A reflection by the Rev. Jack Shackles, Jr.
Scripture: 1 Corinthians 3:1-3 (CEB)Brothers and sisters, I couldn’t talk to you like spiritual people but like unspiritual people, like babies in Christ. I gave you milk to drink instead of solid food, because you weren’t up to it yet. Now you are still not up to it because you are still unspiritual. When jealousy and fighting exist between you, aren’t you unspiritual and living by human standards?
Reflection:When I was a Navy chaplain, I was invited to speak as a guest pastor during worship at a local church. I arrived in uniform and was greeted by four well-dressed men at the front door of the church. Thinking they were there to greet me, I smiled and spoke a word of greeting. “What kind of Bible is that you carry?” one man sternly asked. At that time, I carried a Bible that was not the King James Version. The man told me I was not welcomed in that church, and I was to get in my car and leave the property immediately.
Another church invited me to arbitrate a serious conflict that had divided their church. When I arrived, the angry members were separated by the center aisle. One side was for putting basketball goals on both ends of the tennis court. The other side was, of course, against the basketball goals. Both sides had announced they would immediately leave the church if they did not get their way.
Some years ago, a church invited me to be a part of the discussion to consider the open and affirming issue. At the first meeting, a man angrily read from his Bible verses which he believed denounced homosexuality. He announced that there was no need to discuss an issue which was a sin against God, and he considered the meeting closed.
Divisiveness has been and continues to be an issue in our churches. The subject that divides us can become more important than that which unites us. Church leaders who choose to follow their own selfish motives become church bullies who trumpet their own cause and tear down or silence those who disagree.

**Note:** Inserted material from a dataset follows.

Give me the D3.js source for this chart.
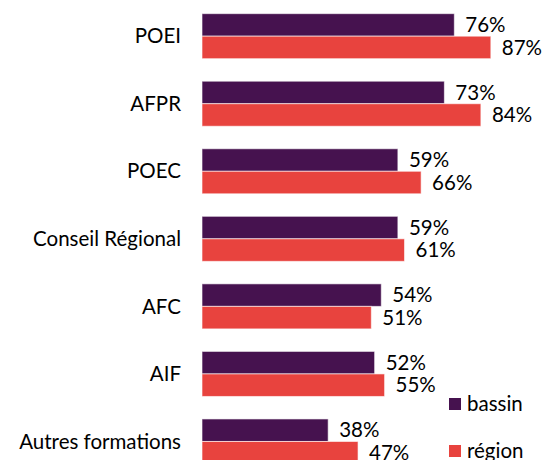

When facing divisive issues in our church, we can instead choose to seek that which unites us. It is the love of Christ and neighbor. We are called to a spiritual maturity that that is marked by “love, joy, peace, patience, kindness, goodness, faithfulness, gentleness, and self-control.” We are called to do no harm to those whom Christ loves. With God’s help, let it be so.
Prayer:Gracious God, we have been called to be one in You, one in Christ, and one in your Spirit. It is your grace that makes us one. Forgive us when we choose that which divides us. Forgive us when our selfishness brings harm to those you love. We are your beloved. Continue to empower us to live as your beloved so that the world may know that we are one.
The Rev. Jack Shackles Jr. is a retired Lieutenant Commander, Chaplain Corps, U.S. Navy Reserves, and Pastor of Taftville Congregational Church.